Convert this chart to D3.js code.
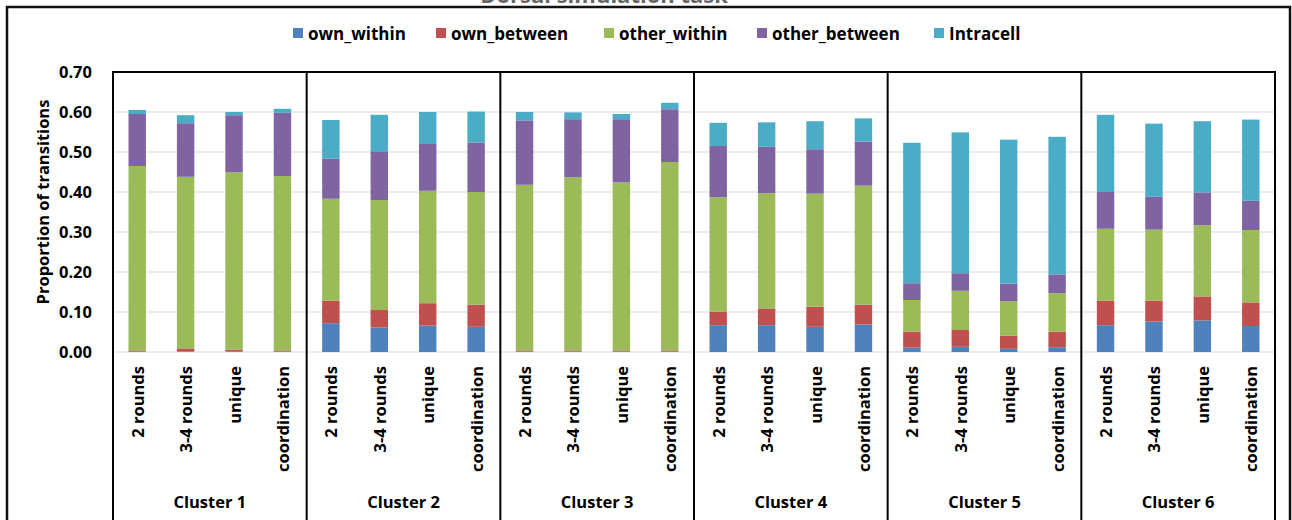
<!DOCTYPE html>
<html>
<head>
<meta charset="utf-8">
<script src="https://cdn.jsdelivr.net/npm/d3@7"></script>
<style>
  html, body { margin: 0; padding: 0; background: #fff; }
  svg { display: block; }
  text { font-family: "Open Sans", "Noto Sans", sans-serif; font-weight: 700; fill: #000; }
</style>
</head>
<body>
<svg id="chart" width="1292" height="520"></svg>
<script>
// Clusters and the four conditions inside each cluster
const clusters = ["Cluster 1", "Cluster 2", "Cluster 3", "Cluster 4", "Cluster 5", "Cluster 6"];
const conditions = ["2 rounds", "3-4 rounds", "unique", "coordination"];
const seriesNames = ["own_within", "own_between", "other_within", "other_between", "Intracell"];
const seriesColors = ["#4F81BD", "#C0504D", "#9BBB59", "#8064A2", "#4BACC6"];
const yTicks = [0, 0.1, 0.2, 0.3, 0.4, 0.5, 0.6, 0.7];

// Proportion of transitions per series, one row per cluster, one value per condition
const ownWithin = [
  [0.001, 0.001, 0.001, 0.001],
  [0.072, 0.061, 0.066, 0.063],
  [0.001, 0.001, 0.001, 0.001],
  [0.067, 0.067, 0.063, 0.069],
  [0.011, 0.013, 0.008, 0.012],
  [0.067, 0.076, 0.079, 0.065]
];
const ownBetween = [
  [0.003, 0.008, 0.005, 0.003],
  [0.056, 0.044, 0.056, 0.055],
  [0.003, 0.003, 0.003, 0.003],
  [0.034, 0.042, 0.050, 0.049],
  [0.040, 0.042, 0.033, 0.039],
  [0.061, 0.052, 0.060, 0.059]
];
const otherWithin = [
  [0.461, 0.429, 0.443, 0.436],
  [0.255, 0.275, 0.281, 0.282],
  [0.414, 0.433, 0.420, 0.471],
  [0.286, 0.288, 0.283, 0.298],
  [0.079, 0.098, 0.086, 0.096],
  [0.180, 0.178, 0.178, 0.181]
];
const otherBetween = [
  [0.130, 0.134, 0.143, 0.158],
  [0.100, 0.120, 0.117, 0.124],
  [0.161, 0.145, 0.158, 0.132],
  [0.128, 0.116, 0.111, 0.110],
  [0.042, 0.044, 0.044, 0.047],
  [0.092, 0.082, 0.082, 0.073]
];
const intracell = [
  [0.010, 0.020, 0.008, 0.010],
  [0.097, 0.093, 0.080, 0.077],
  [0.021, 0.017, 0.013, 0.016],
  [0.058, 0.061, 0.070, 0.058],
  [0.351, 0.352, 0.360, 0.344],
  [0.193, 0.183, 0.178, 0.203]
];

const seriesValues = [ownWithin, ownBetween, otherWithin, otherBetween, intracell];

// Flatten into one row per bar for the stack layout
const rows = [];
clusters.forEach((c, ci) => {
  conditions.forEach((cond, ki) => {
    const r = { cluster: c, condition: cond };
    seriesNames.forEach((s, si) => { r[s] = seriesValues[si][ci][ki]; });
    rows.push(r);
  });
});

const svg = d3.select("#chart");
const plot = { left: 113, right: 1275, top: 72, bottom: 352 };

const xCluster = d3.scaleBand().domain(clusters).range([plot.left, plot.right]).padding(0);
const xCond = d3.scaleBand().domain(conditions).range([0, xCluster.bandwidth()])
  .paddingInner(0.64).paddingOuter(0.32);
const y = d3.scaleLinear().domain([0, 0.7]).range([plot.bottom, plot.top]);
const color = d3.scaleOrdinal().domain(seriesNames).range(seriesColors);

// Title (runs off the top edge of the page)
svg.append("text")
  .attr("x", 604).attr("y", 3)
  .attr("text-anchor", "middle")
  .style("font-size", "22px")
  .style("fill", "#666")
  .text("Dorsal simulation task");

// Outer chart frame
svg.append("path")
  .attr("d", `M7,520 V7 H1290 V520`)
  .attr("fill", "none").attr("stroke", "#111").attr("stroke-width", 2.5);

// Horizontal gridlines
svg.append("g")
  .selectAll("line")
  .data(yTicks.slice(0, -1))
  .join("line")
  .attr("x1", plot.left).attr("x2", plot.right)
  .attr("y1", d => y(d)).attr("y2", d => y(d))
  .attr("stroke", "#d9d9d9").attr("stroke-width", 1.2);

// Y axis labels
const yAxis = d3.axisLeft(y).tickValues(yTicks).tickFormat(d3.format(".2f")).tickSize(0).tickPadding(21);
const gy = svg.append("g").attr("transform", `translate(${plot.left},0)`).call(yAxis);
gy.select(".domain").remove();
gy.selectAll("text").style("font-size", "16.5px").style("font-family", "'Open Sans', sans-serif").style("font-weight", 700).attr("fill", "#000");

// Y axis title
svg.append("text")
  .attr("transform", "translate(42,202) rotate(-90)")
  .attr("text-anchor", "middle")
  .attr("dominant-baseline", "central")
  .style("font-size", "16.5px")
  .text("Proportion of transitions");

// Stacked bars
const stack = d3.stack().keys(seriesNames);
const layers = stack(rows);
svg.append("g")
  .selectAll("g")
  .data(layers)
  .join("g")
  .attr("fill", d => color(d.key))
  .selectAll("rect")
  .data(d => d)
  .join("rect")
  .attr("x", d => xCluster(d.data.cluster) + xCond(d.data.condition))
  .attr("width", xCond.bandwidth())
  .attr("y", d => y(d[1]))
  .attr("height", d => y(d[0]) - y(d[1]));

// Condition labels, rotated
const condLabels = svg.append("g");
rows.forEach(r => {
  const cx = xCluster(r.cluster) + xCond(r.condition) + xCond.bandwidth() / 2;
  condLabels.append("text")
    .attr("transform", `translate(${cx},366) rotate(-90)`)
    .attr("text-anchor", "end")
    .attr("dominant-baseline", "central")
    .style("font-size", "16.5px")
    .text(r.condition);
});

// Cluster labels
svg.append("g")
  .selectAll("text")
  .data(clusters)
  .join("text")
  .attr("x", d => xCluster(d) + xCluster.bandwidth() / 2)
  .attr("y", 501)
  .attr("text-anchor", "middle")
  .attr("dominant-baseline", "central")
  .style("font-size", "16.5px")
  .text(d => d);

// Plot top edge and cluster dividers
svg.append("line")
  .attr("x1", plot.left).attr("x2", plot.right)
  .attr("y1", plot.top).attr("y2", plot.top)
  .attr("stroke", "#000").attr("stroke-width", 2);
const dividers = clusters.map(c => xCluster(c)).concat([plot.right]);
svg.append("g")
  .selectAll("line")
  .data(dividers)
  .join("line")
  .attr("x1", d => d).attr("x2", d => d)
  .attr("y1", plot.top - 1).attr("y2", 520)
  .attr("stroke", "#000").attr("stroke-width", 2);

// Legend
const legendX = [293, 436, 604, 757, 934];
const legend = svg.append("g");
seriesNames.forEach((s, i) => {
  const g = legend.append("g").attr("transform", `translate(${legendX[i]},28)`);
  g.append("rect").attr("width", 10).attr("height", 10).attr("fill", color(s));
  g.append("text")
    .attr("x", 15).attr("y", 5)
    .attr("dominant-baseline", "central")
    .style("font-size", "17px")
    .text(s);
});
</script>
</body>
</html>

☆ ☆ ☆ ☆ ☆ ☆ ☆

**TASK GOAL:**
Repeat the lines above exactly, and keep every picture out.

**RESULT OF THIS TASK:**
Convert this chart to D3.js code.
<!DOCTYPE html>
<html>
<head>
<meta charset="utf-8">
<script src="https://cdn.jsdelivr.net/npm/d3@7"></script>
<style>
  html, body { margin: 0; padding: 0; background: #fff; }
  svg { display: block; }
  text { font-family: "Open Sans", "Noto Sans", sans-serif; font-weight: 700; fill: #000; }
</style>
</head>
<body>
<svg id="chart" width="1292" height="520"></svg>
<script>
// Clusters and the four conditions inside each cluster
const clusters = ["Cluster 1", "Cluster 2", "Cluster 3", "Cluster 4", "Cluster 5", "Cluster 6"];
const conditions = ["2 rounds", "3-4 rounds", "unique", "coordination"];
const seriesNames = ["own_within", "own_between", "other_within", "other_between", "Intracell"];
const seriesColors = ["#4F81BD", "#C0504D", "#9BBB59", "#8064A2", "#4BACC6"];
const yTicks = [0, 0.1, 0.2, 0.3, 0.4, 0.5, 0.6, 0.7];

// Proportion of transitions per series, one row per cluster, one value per condition
const ownWithin = [
  [0.001, 0.001, 0.001, 0.001],
  [0.072, 0.061, 0.066, 0.063],
  [0.001, 0.001, 0.001, 0.001],
  [0.067, 0.067, 0.063, 0.069],
  [0.011, 0.013, 0.008, 0.012],
  [0.067, 0.076, 0.079, 0.065]
];
const ownBetween = [
  [0.003, 0.008, 0.005, 0.003],
  [0.056, 0.044, 0.056, 0.055],
  [0.003, 0.003, 0.003, 0.003],
  [0.034, 0.042, 0.050, 0.049],
  [0.040, 0.042, 0.033, 0.039],
  [0.061, 0.052, 0.060, 0.059]
];
const otherWithin = [
  [0.461, 0.429, 0.443, 0.436],
  [0.255, 0.275, 0.281, 0.282],
  [0.414, 0.433, 0.420, 0.471],
  [0.286, 0.288, 0.283, 0.298],
  [0.079, 0.098, 0.086, 0.096],
  [0.180, 0.178, 0.178, 0.181]
];
const otherBetween = [
  [0.130, 0.134, 0.143, 0.158],
  [0.100, 0.120, 0.117, 0.124],
  [0.161, 0.145, 0.158, 0.132],
  [0.128, 0.116, 0.111, 0.110],
  [0.042, 0.044, 0.044, 0.047],
  [0.092, 0.082, 0.082, 0.073]
];
const intracell = [
  [0.010, 0.020, 0.008, 0.010],
  [0.097, 0.093, 0.080, 0.077],
  [0.021, 0.017, 0.013, 0.016],
  [0.058, 0.061, 0.070, 0.058],
  [0.351, 0.352, 0.360, 0.344],
  [0.193, 0.183, 0.178, 0.203]
];

const seriesValues = [ownWithin, ownBetween, otherWithin, otherBetween, intracell];

// Flatten into one row per bar for the stack layout
const rows = [];
clusters.forEach((c, ci) => {
  conditions.forEach((cond, ki) => {
    const r = { cluster: c, condition: cond };
    seriesNames.forEach((s, si) => { r[s] = seriesValues[si][ci][ki]; });
    rows.push(r);
  });
});

const svg = d3.select("#chart");
const plot = { left: 113, right: 1275, top: 72, bottom: 352 };

const xCluster = d3.scaleBand().domain(clusters).range([plot.left, plot.right]).padding(0);
const xCond = d3.scaleBand().domain(conditions).range([0, xCluster.bandwidth()])
  .paddingInner(0.64).paddingOuter(0.32);
const y = d3.scaleLinear().domain([0, 0.7]).range([plot.bottom, plot.top]);
const color = d3.scaleOrdinal().domain(seriesNames).range(seriesColors);

// Title (runs off the top edge of the page)
svg.append("text")
  .attr("x", 604).attr("y", 3)
  .attr("text-anchor", "middle")
  .style("font-size", "22px")
  .style("fill", "#666")
  .text("Dorsal simulation task");

// Outer chart frame
svg.append("path")
  .attr("d", `M7,520 V7 H1290 V520`)
  .attr("fill", "none").attr("stroke", "#111").attr("stroke-width", 2.5);

// Horizontal gridlines
svg.append("g")
  .selectAll("line")
  .data(yTicks.slice(0, -1))
  .join("line")
  .attr("x1", plot.left).attr("x2", plot.right)
  .attr("y1", d => y(d)).attr("y2", d => y(d))
  .attr("stroke", "#d9d9d9").attr("stroke-width", 1.2);

// Y axis labels
const yAxis = d3.axisLeft(y).tickValues(yTicks).tickFormat(d3.format(".2f")).tickSize(0).tickPadding(21);
const gy = svg.append("g").attr("transform", `translate(${plot.left},0)`).call(yAxis);
gy.select(".domain").remove();
gy.selectAll("text").style("font-size", "16.5px").style("font-family", "'Open Sans', sans-serif").style("font-weight", 700).attr("fill", "#000");

// Y axis title
svg.append("text")
  .attr("transform", "translate(42,202) rotate(-90)")
  .attr("text-anchor", "middle")
  .attr("dominant-baseline", "central")
  .style("font-size", "16.5px")
  .text("Proportion of transitions");

// Stacked bars
const stack = d3.stack().keys(seriesNames);
const layers = stack(rows);
svg.append("g")
  .selectAll("g")
  .data(layers)
  .join("g")
  .attr("fill", d => color(d.key))
  .selectAll("rect")
  .data(d => d)
  .join("rect")
  .attr("x", d => xCluster(d.data.cluster) + xCond(d.data.condition))
  .attr("width", xCond.bandwidth())
  .attr("y", d => y(d[1]))
  .attr("height", d => y(d[0]) - y(d[1]));

// Condition labels, rotated
const condLabels = svg.append("g");
rows.forEach(r => {
  const cx = xCluster(r.cluster) + xCond(r.condition) + xCond.bandwidth() / 2;
  condLabels.append("text")
    .attr("transform", `translate(${cx},366) rotate(-90)`)
    .attr("text-anchor", "end")
    .attr("dominant-baseline", "central")
    .style("font-size", "16.5px")
    .text(r.condition);
});

// Cluster labels
svg.append("g")
  .selectAll("text")
  .data(clusters)
  .join("text")
  .attr("x", d => xCluster(d) + xCluster.bandwidth() / 2)
  .attr("y", 501)
  .attr("text-anchor", "middle")
  .attr("dominant-baseline", "central")
  .style("font-size", "16.5px")
  .text(d => d);

// Plot top edge and cluster dividers
svg.append("line")
  .attr("x1", plot.left).attr("x2", plot.right)
  .attr("y1", plot.top).attr("y2", plot.top)
  .attr("stroke", "#000").attr("stroke-width", 2);
const dividers = clusters.map(c => xCluster(c)).concat([plot.right]);
svg.append("g")
  .selectAll("line")
  .data(dividers)
  .join("line")
  .attr("x1", d => d).attr("x2", d => d)
  .attr("y1", plot.top - 1).attr("y2", 520)
  .attr("stroke", "#000").attr("stroke-width", 2);

// Legend
const legendX = [293, 436, 604, 757, 934];
const legend = svg.append("g");
seriesNames.forEach((s, i) => {
  const g = legend.append("g").attr("transform", `translate(${legendX[i]},28)`);
  g.append("rect").attr("width", 10).attr("height", 10).attr("fill", color(s));
  g.append("text")
    .attr("x", 15).attr("y", 5)
    .attr("dominant-baseline", "central")
    .style("font-size", "17px")
    .text(s);
});
</script>
</body>
</html>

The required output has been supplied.